A reflexão de Fanon (2008) tem inspirado muitos estudos sobre a cultura visual, que investigam como a construção de imagens e representações raciais está ligada a formas de violência. Esses estudos questionam a maneira como as raças são representadas e como isso afeta a forma como as pessoas se veem e são vistas. Produtores culturais e ativistas têm criticado essas representações, e isso continua sendo debatido por pessoas que se identificam com diferentes raças e etnias. No centro dessas análises está a ideia de que a forma como representamos os grupos racializados é resultado de processos históricos de colonização e imperialismo, e que essas imagens continuam a alimentar desigualdades e violência na sociedade atual. As imagens, sejam fantasiosas ou consideradas parte da realidade, ajudam a manter estruturas de poder que afetam nossa forma de entender o mundo.

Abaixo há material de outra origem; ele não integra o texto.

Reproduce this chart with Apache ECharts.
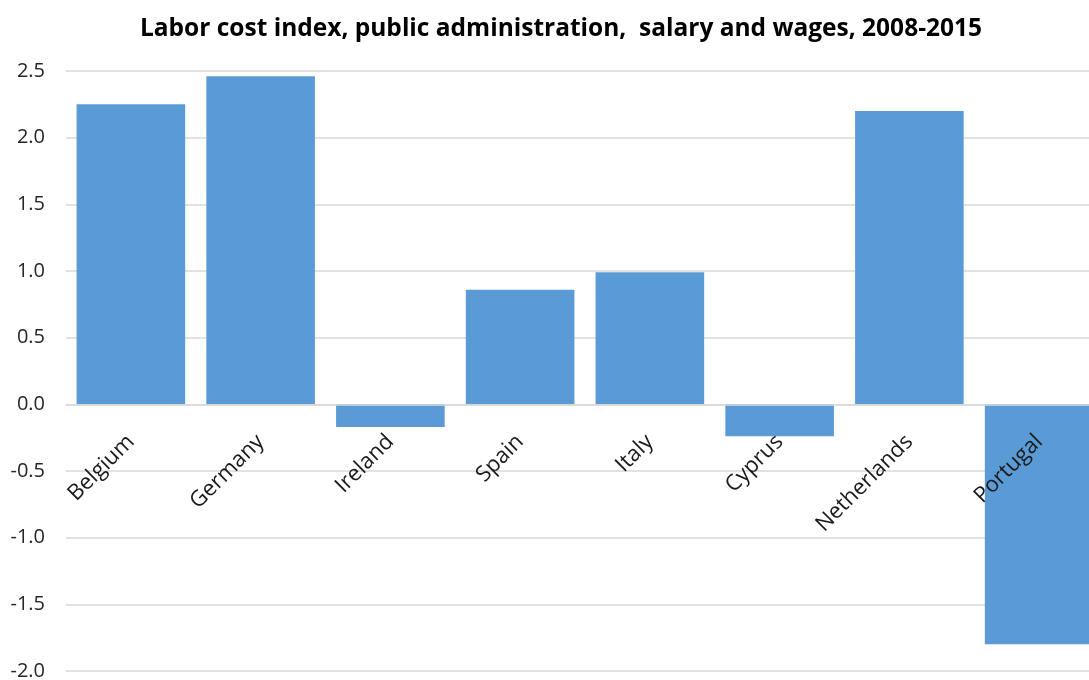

Para Fanon, a racialização está profundamente enraizada em discursos e imagens do passado colonial que continuam a influenciar a forma como as diferenças raciais são marcadas hoje. O primeiro aspecto desse processo é o que ele chama de "epidermização", ou seja, a forma como a cor da pele e a ideia de raça passam a definir as oportunidades e barreiras que as pessoas enfrentam ao longo de suas vidas. A visão de que o europeu é o modelo de ser humano, enquanto o negro é reduzido a um objeto ou estereótipo, é uma consequência direta desse processo (Faustino, 2013a; 2018c).
O segundo ponto é a internalização dessas ideias tanto pelo colonizador quanto pelo colonizado. Isso significa que as pessoas passam a se enxergar e a enxergar o outro de acordo com essa visão distorcida, criada pelo colonialismo, que divide o mundo em "branco" e "negro" de forma fixa e hierárquica. Essa dicotomia empobrece a forma como os indivíduos percebem a si mesmos e o mundo ao redor. A ideia de raça se torna uma barreira que impede o reconhecimento da humanidade mútua.
Além disso, essa racialização do branco está ligada a uma ideia de superioridade, na qual o branco é visto como o referencial universal de humanidade, enquanto o negro é desumanizado e visto como inferior. Esse processo de desumanização do negro faz parte de uma tentativa de manter a posição de poder do branco. Como resultado, ativistas e intelectuais negros e africanos têm mostrado que o racismo, apesar de ser uma criação dos brancos, afeta a todos. Para o negro, o racismo impõe uma identidade de "outro", e é a partir dessa posição que ele luta para construir sua própria identidade de forma ativa e resistente.